# Comparing and Contrasting Different Compression Methods


In [2]:
# Imports
from glob import glob
from scipy.io import wavfile
from signal_processing_utilities import process_signal
import time

import zlib
import gzip
import bz2
import lzma

In [25]:
def compare_compression_ratio(file, compressed_file: str, method: str = None):
    """This function prints the compression ratio of two files.

    Args:
        file (numpy.ndarray): This is the array of amplitudes before
                              compression.
        compressed_file (str): This is the compressed representation of
                               the amplitudes after the method of
                               compression has been applied.
        method (str):  This is the string representing the method of
                       compression.
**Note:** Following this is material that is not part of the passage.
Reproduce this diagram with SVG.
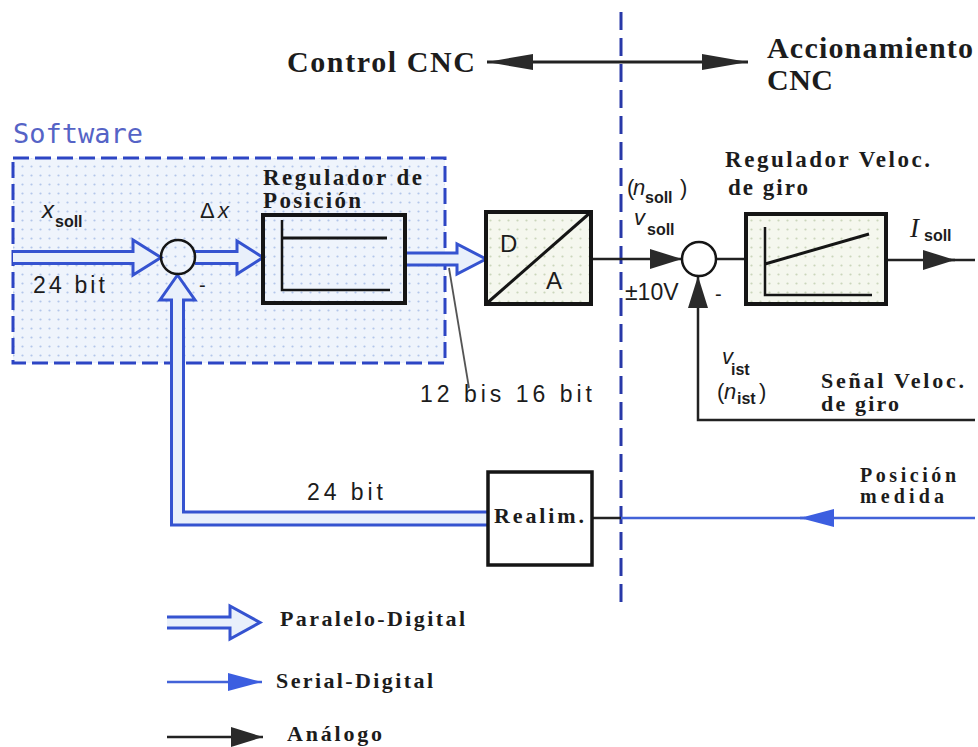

Defaults to None.
    """
    percent_compression = (len(compressed_file) / len(file.tobytes())) * 100
    if method != None:
        print(f"\nMethod of Compression: {method}")
    else:
        print("\n")
    print(f"Initial file size: {len(file.tobytes())} bytes.")
    print(f"Compressed File Size: {len(compressed_file)} bytes.")
    print(f"Percent of Compression: {percent_compression:.2f}%")
    print(f"\n")

In [29]:
def print_compression_efficiency_metrics_wrapper(
    file: str, compressed_file: str, start_time: int, stop_time: int, method: str
):
    """This is a wrapper function to print the start and stop times as
       well as the ratio of compression.

    Args:
        file (str): This is the array of amplitudes before compression
        compressed_file (str): This is the compressed representation of
                               the amplitudes after the method of
                               compression has been applied.
        start_time (int): This is the initial starting time in
                          nanoseconds.
        stop_time (int): This is the final time in nanoseconds of the
                         chosen method of compression.
        method (str): This is the string representing the
                                method of compression.
    """
    compare_compression_ratio(file=file, compressed_file=compressed_file, method=method)
    process_signal.print_time_each_function_takes_to_complete_processing(
        start_time=start_time, stop_time=stop_time, executed_line=method
    )

In [30]:
data_dir = "../../data"
data_file_list = glob(data_dir + "/*.wav")

In [31]:
current_file = data_file_list[0]

In [32]:
current_file

'../../data/102b47d9-371e-412a-8995-0dc6115ab2bb.wav'

In [33]:
rate, data = wavfile.read(current_file)

## zlib


In [39]:
start_time = time.time_ns()
data_zlib = zlib.compress(data)
stop_time = time.time_ns()

print_compression_efficiency_metrics_wrapper(
    start_time=start_time,
    stop_time=stop_time,
    file=data,
    compressed_file=data_zlib,
    method="zlib.compress(data)",
)


Executed Line: zlib.compress(data)...
Time Δ Nanoseconds: 40383000
Time Δ Microseconds: 40383.0
Time Δ Milliseconds: 40.383
Time Δ Seconds: 0.040383



Method of Compression: zlib.compress(data)
Initial file size: 197398 bytes.
Compressed File Size: 87243 bytes.
Percent of Compression: 44.20%




## Gzip


In [40]:
start_time = time.time_ns()
data_gz = gzip.compress(data)
stop_time = time.time_ns()

print_compression_efficiency_metrics_wrapper(
    start_time=start_time,
    stop_time=stop_time,
    file=data,
    compressed_file=data_gz,
    method="gzip.compress(data)",
)


Executed Line: gzip.compress(data)...
Time Δ Nanoseconds: 55205000
Time Δ Microseconds: 55205.0
Time Δ Milliseconds: 55.205
Time Δ Seconds: 0.055205



Method of Compression: gzip.compress(data)
Initial file size: 197398 bytes.
Compressed File Size: 86176 bytes.
Percent of Compression: 43.66%




## bz2


In [41]:
start_time = time.time_ns()
data_bz2 = bz2.compress(data)
stop_time = time.time_ns()

print_compression_efficiency_metrics_wrapper(
    start_time=start_time,
    stop_time=stop_time,
    file=data,
    compressed_file=data_bz2,
    method="bz2.compress(data)",
)


Executed Line: bz2.compress(data)...
Time Δ Nanoseconds: 49975000
Time Δ Microseconds: 49975.0
Time Δ Milliseconds: 49.975
Time Δ Seconds: 0.049975



Method of Compression: bz2.compress(data)
Initial file size: 197398 bytes.
Compressed File Size: 63435 bytes.
Percent of Compression: 32.14%




## lzma


In [43]:
start_time = time.time_ns()
data_lzma = lzma.compress(data)
stop_time = time.time_ns()

print_compression_efficiency_metrics_wrapper(
    start_time=start_time,
    stop_time=stop_time,
    file=data,
    compressed_file=data_bz2,
    method="lzma.compress(data)",
)


Executed Line: lzma.compress(data)...
Time Δ Nanoseconds: 59149000
Time Δ Microseconds: 59149.0
Time Δ Milliseconds: 59.149
Time Δ Seconds: 0.059149



Method of Compression: lzma.compress(data)
Initial file size: 197398 bytes.
Compressed File Size: 63435 bytes.
Percent of Compression: 32.14%